- _EXERCISE_
In the entries below, find every line holding the string "this" and collect it.

- _PROVIDED ENTRIES_
━━━━━━━━

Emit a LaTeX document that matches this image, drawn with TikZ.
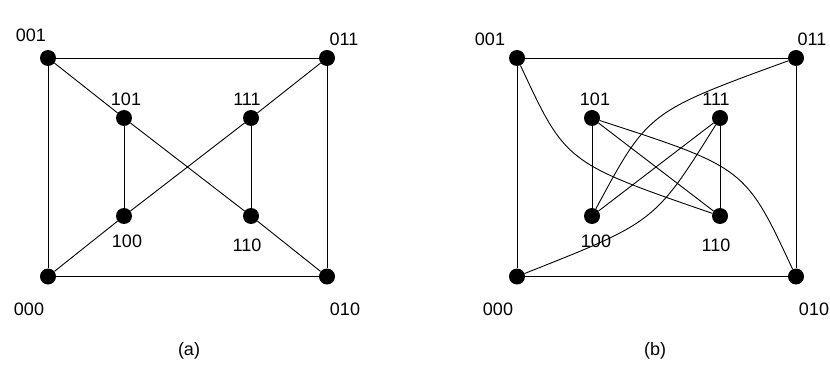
\documentclass[tikz,border=0pt]{standalone}
\usepackage{fontspec}
\setmainfont{Liberation Sans}
\usepackage{tikz}
\usetikzlibrary{positioning}

\begin{document}
\begin{tikzpicture}[x=1pt, y=1pt,
    vertex/.style={circle, fill=black, draw=none, minimum size=16pt, inner sep=0pt},
    vlabel/.style={font=\fontsize{18}{21}\selectfont, inner sep=0pt},
    edge/.style={line width=0.9pt, black}
]
    \useasboundingbox (0,0) rectangle (830,370);

    % (a) straight drawing
    \node[vertex] (a001) at (48,312) {};
    \node[vertex] (a011) at (327,312) {};
    \node[vertex] (a000) at (48,93.5) {};
    \node[vertex] (a010) at (327,93.5) {};
    \node[vertex] (a101) at (124,252) {};
    \node[vertex] (a111) at (251,252) {};
    \node[vertex] (a100) at (124,154) {};
    \node[vertex] (a110) at (251,154) {};

    \node[vlabel] (la001) at (31,335) {001};
    \node[vlabel] (la011) at (344,331) {011};
    \node[vlabel] (la101) at (126,271) {101};
    \node[vlabel] (la111) at (247,271) {111};
    \node[vlabel] (la100) at (127,129) {100};
    \node[vlabel] (la110) at (247,125) {110};
    \node[vlabel] (la000) at (29,61) {000};
    \node[vlabel] (la010) at (345,61) {010};
    \node[vlabel] (capa) at (189,19) {(a)};

    \draw[edge] (a001) -- (a011);
    \draw[edge] (a011) -- (a010);
    \draw[edge] (a010) -- (a000);
    \draw[edge] (a000) -- (a001);
    \draw[edge] (a001) -- (a101);
    \draw[edge] (a011) -- (a111);
    \draw[edge] (a000) -- (a100);
    \draw[edge] (a010) -- (a110);
    \draw[edge] (a101) -- (a100);
    \draw[edge] (a111) -- (a110);
    \draw[edge] (a101) -- (a110);
    \draw[edge] (a100) -- (a111);

    % (b) drawing with curved edges
    \node[vertex] (b001) at (517,312) {};
    \node[vertex] (b011) at (796,312) {};
    \node[vertex] (b000) at (517,93.5) {};
    \node[vertex] (b010) at (796,93.5) {};
    \node[vertex] (b101) at (592,252) {};
    \node[vertex] (b111) at (720,252) {};
    \node[vertex] (b100) at (592,154) {};
    \node[vertex] (b110) at (720,154) {};

    \node[vlabel] (lb001) at (490,331) {001};
    \node[vlabel] (lb011) at (812,331) {011};
    \node[vlabel] (lb101) at (595,271) {101};
    \node[vlabel] (lb111) at (716,271) {111};
    \node[vlabel] (lb100) at (596,129) {100};
    \node[vlabel] (lb110) at (716,125) {110};
    \node[vlabel] (lb000) at (498,61) {000};
    \node[vlabel] (lb010) at (814,61) {010};
    \node[vlabel] (capb) at (655,19) {(b)};

    \draw[edge] (b001) -- (b011);
    \draw[edge] (b011) -- (b010);
    \draw[edge] (b010) -- (b000);
    \draw[edge] (b000) -- (b001);
    \draw[edge] (b101) -- (b100);
    \draw[edge] (b111) -- (b110);
    \draw[edge] (b101) -- (b110);
    \draw[edge] (b100) -- (b111);
    \draw[edge] (b001) .. controls +(-65:115) and +(161:164) .. (b110);
    \draw[edge] (b101) .. controls +(-18:161) and +(115:120) .. (b010);
    \draw[edge] (b000) .. controls +(21.6:148) and +(238:123) .. (b111);
    \draw[edge] (b100) .. controls +(61.7:118) and +(200:158) .. (b011);
\end{tikzpicture}
\end{document}
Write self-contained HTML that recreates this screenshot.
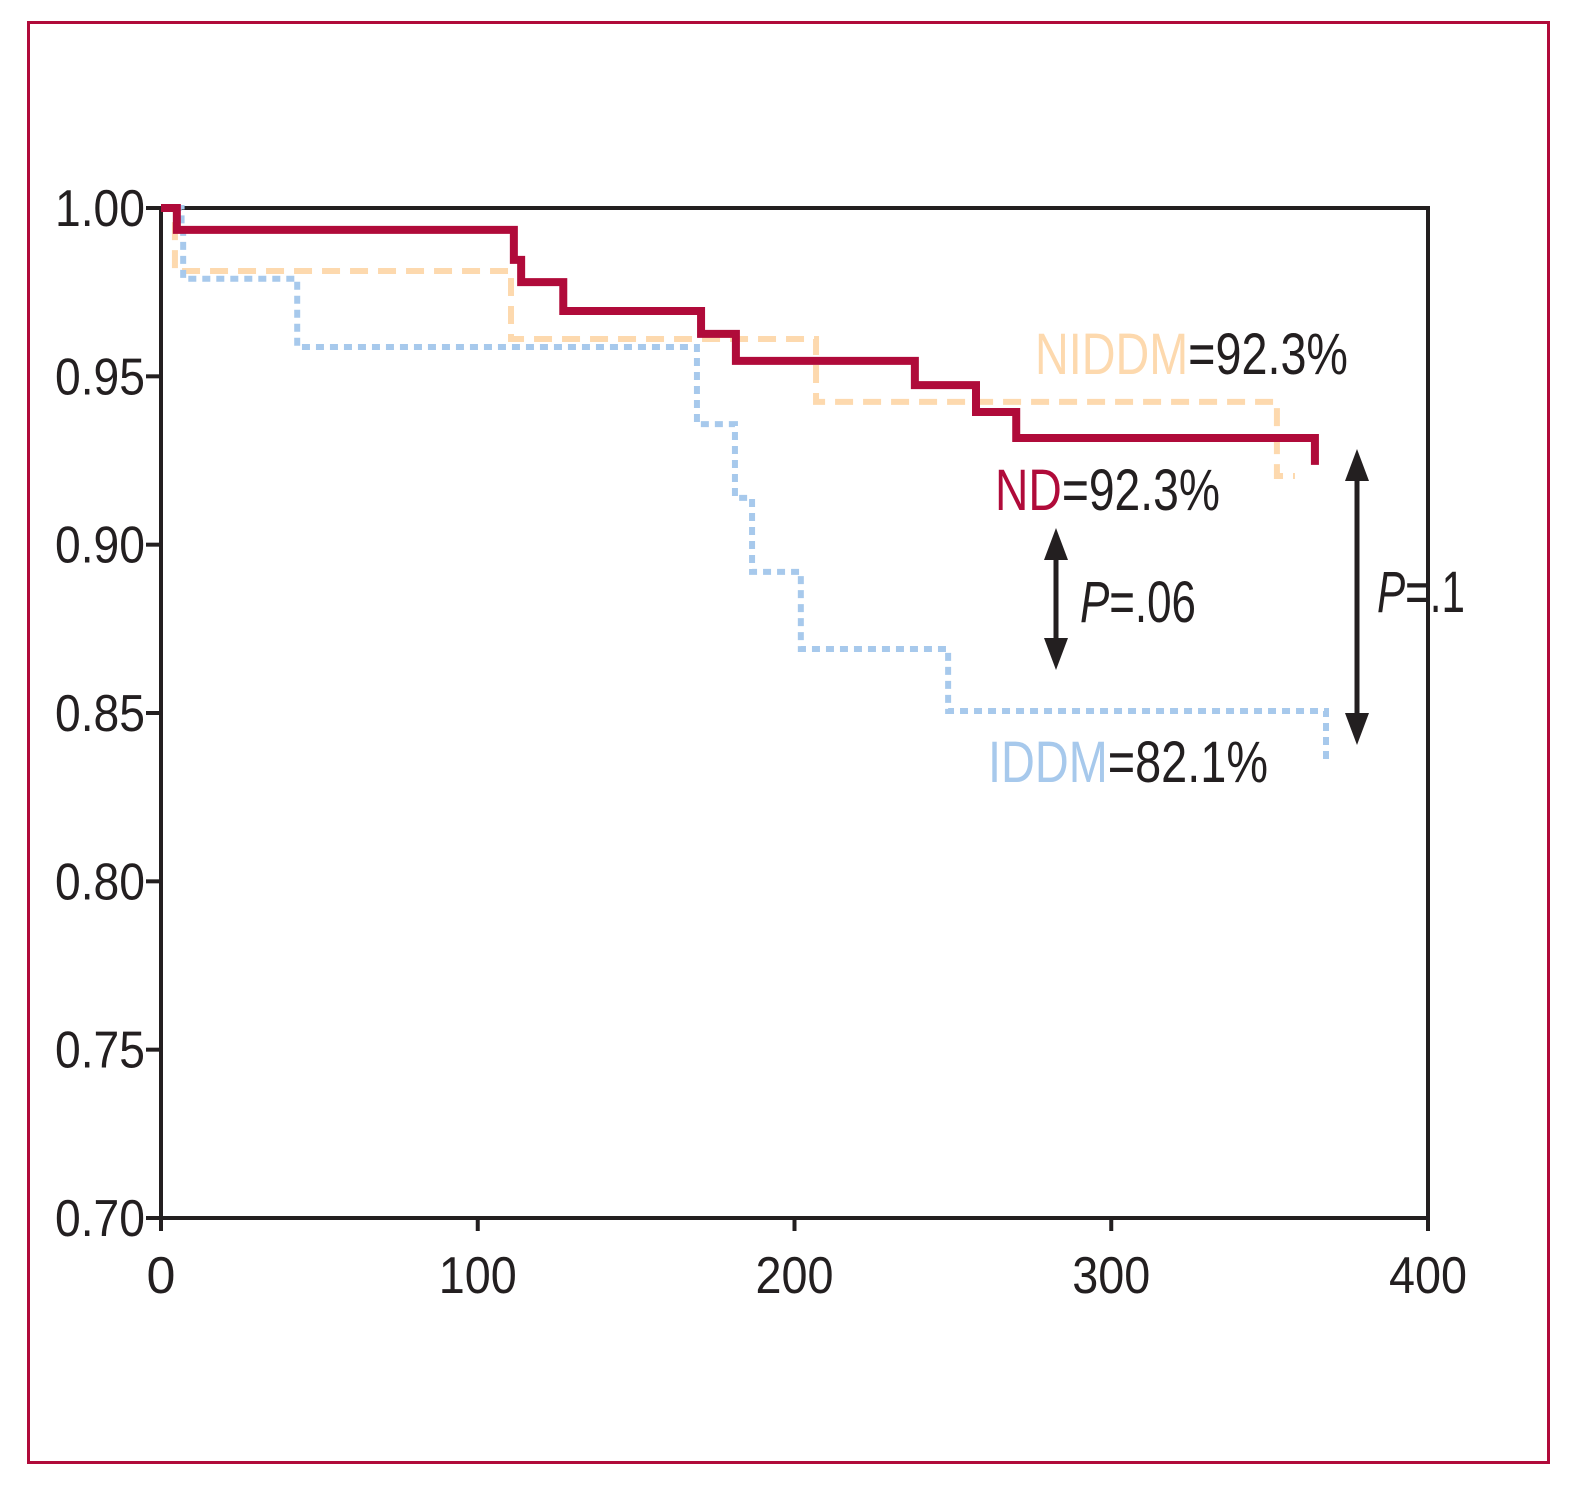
<!DOCTYPE html>
<html><head><meta charset="utf-8"><style>
html,body{margin:0;padding:0;background:#fff;}
svg{display:block;}
text{font-family:"Liberation Sans Narrow","Liberation Sans",sans-serif;fill:#231F20;}
</style></head><body>
<svg id="chart" width="1585" height="1495" viewBox="0 0 1585 1495" xmlns="http://www.w3.org/2000/svg">
<rect x="28.5" y="22.5" width="1520" height="1440" fill="none" stroke="#B00B3A" stroke-width="3"/>
<g id="axes"></g>
<g id="series"></g>
<g id="annot"></g>
</svg>
<script>
const xTicks=[0,100,200,300,400];
const yTicks=[0.70,0.75,0.80,0.85,0.90,0.95,1.00];
const yTickLabels=["0.70","0.75","0.80","0.85","0.90","0.95","1.00"];
const ndT=[0,5,111.4,113.7,127,170.5,181.5,238,257.3,270,364.3];
const ndV=[1.0,0.9935,0.9846,0.978,0.9694,0.9626,0.9546,0.9474,0.9394,0.9317,0.9237];
const niddmT=[0,4.4,110.5,206.8,352.3,358];
const niddmV=[1.0,0.9813,0.9611,0.9424,0.9204,0.9204];
const iddmT=[0,6.5,7,43,169.2,181.2,186.6,202,248.5,367.8,368];
const iddmV=[1.0,0.9935,0.979,0.9587,0.9358,0.9139,0.8919,0.869,0.8506,0.836,0.836];

const X0=161,X1=1428,Y0=1218,Y1=208;
const xs=t=>X0+(t-0)/(400-0)*(X1-X0);
const ys=v=>Y0-(v-0.70)/(1.00-0.70)*(Y0-Y1);
const NS="http://www.w3.org/2000/svg";
function mk(tag,attrs,parent){const e=document.createElementNS(NS,tag);for(const k in attrs)e.setAttribute(k,attrs[k]);parent.appendChild(e);return e;}
const axes=document.getElementById('axes'),series=document.getElementById('series'),annot=document.getElementById('annot');

const frame=mk('rect',{x:X0,y:Y1,width:X1-X0,height:Y0-Y1,fill:'none',stroke:'#231F20','stroke-width':4},axes);


yTicks.forEach((v,i)=>{
  const l=mk('line',{x1:146,x2:X0,y1:ys(v),y2:ys(v),stroke:'#231F20','stroke-width':4},axes);
  
  
  const t=mk('text',{x:145,y:ys(v)+18,'text-anchor':'end','font-size':52,textLength:90,lengthAdjust:'spacingAndGlyphs'},axes);
  t.textContent=yTickLabels[i];
  
  
});
xTicks.forEach(v=>{
  const l=mk('line',{x1:xs(v),x2:xs(v),y1:Y0,y2:1231,stroke:'#231F20','stroke-width':4},axes);
  
  
  const s=String(v);
  const t=mk('text',{x:xs(v),y:1293,'text-anchor':'middle','font-size':52},axes);
  if(s.length>1){t.setAttribute('textLength',s.length*26);t.setAttribute('lengthAdjust','spacingAndGlyphs');}
  t.textContent=s;
  
  
});

function stepPath(T,V){let d='M'+xs(T[0])+','+ys(V[0]);for(let i=1;i<T.length;i++){d+=' H'+xs(T[i])+' V'+ys(V[i]);}return d;}
const pN=mk('path',{d:stepPath(niddmT,niddmV),fill:'none',stroke:'#FDD9AE','stroke-width':6,'stroke-dasharray':'18 10'},series);


const pI=mk('path',{d:stepPath(iddmT,iddmV),fill:'none',stroke:'#A7C9EC','stroke-width':6,'stroke-dasharray':'8 6'},series);


const pD=mk('path',{d:stepPath(ndT,ndV),fill:'none',stroke:'#B00B3A','stroke-width':8},series);



function arrow(x,y1,y2,name){
  const g=mk('g',{},annot);
  
  
  mk('line',{x1:x,x2:x,y1:y1+30,y2:y2-30,stroke:'#231F20','stroke-width':5},g);
  mk('polygon',{points:`${x},${y1} ${x-12},${y1+32} ${x+12},${y1+32}`,fill:'#231F20'},g);
  mk('polygon',{points:`${x},${y2} ${x-12},${y2-32} ${x+12},${y2-32}`,fill:'#231F20'},g);
}
arrow(1056,528,670,'p06-arrow');
arrow(1357,449,745,'p1-arrow');

function label(x,y,w,parts,name){
  const t=mk('text',{x:x,y:y,'font-size':58,textLength:w,lengthAdjust:'spacingAndGlyphs'},annot);
  
  
  parts.forEach(p=>{const s=mk('tspan',p.a||{},t);s.textContent=p.s;});
}
label(1035,374,313,[{s:'NIDDM',a:{fill:'#FDD9AE'}},{s:'=92.3%'}],'niddm-label');
label(995,510,225,[{s:'ND',a:{fill:'#B00B3A'}},{s:'=92.3%'}],'nd-label');
label(1080,622,116,[{s:'P',a:{'font-style':'italic'}},{s:'=.06'}],'p06-label');
label(1377,612,88,[{s:'P',a:{'font-style':'italic'}},{s:'=.1'}],'p1-label');
label(988,782,280,[{s:'IDDM',a:{fill:'#A7C9EC'}},{s:'=82.1%'}],'iddm-label');
</script>
</body></html>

━━━━━━━━

- _SOLUTION_
Emit a LaTeX document that matches this image, drawn with TikZ.
Write self-contained HTML that recreates this screenshot.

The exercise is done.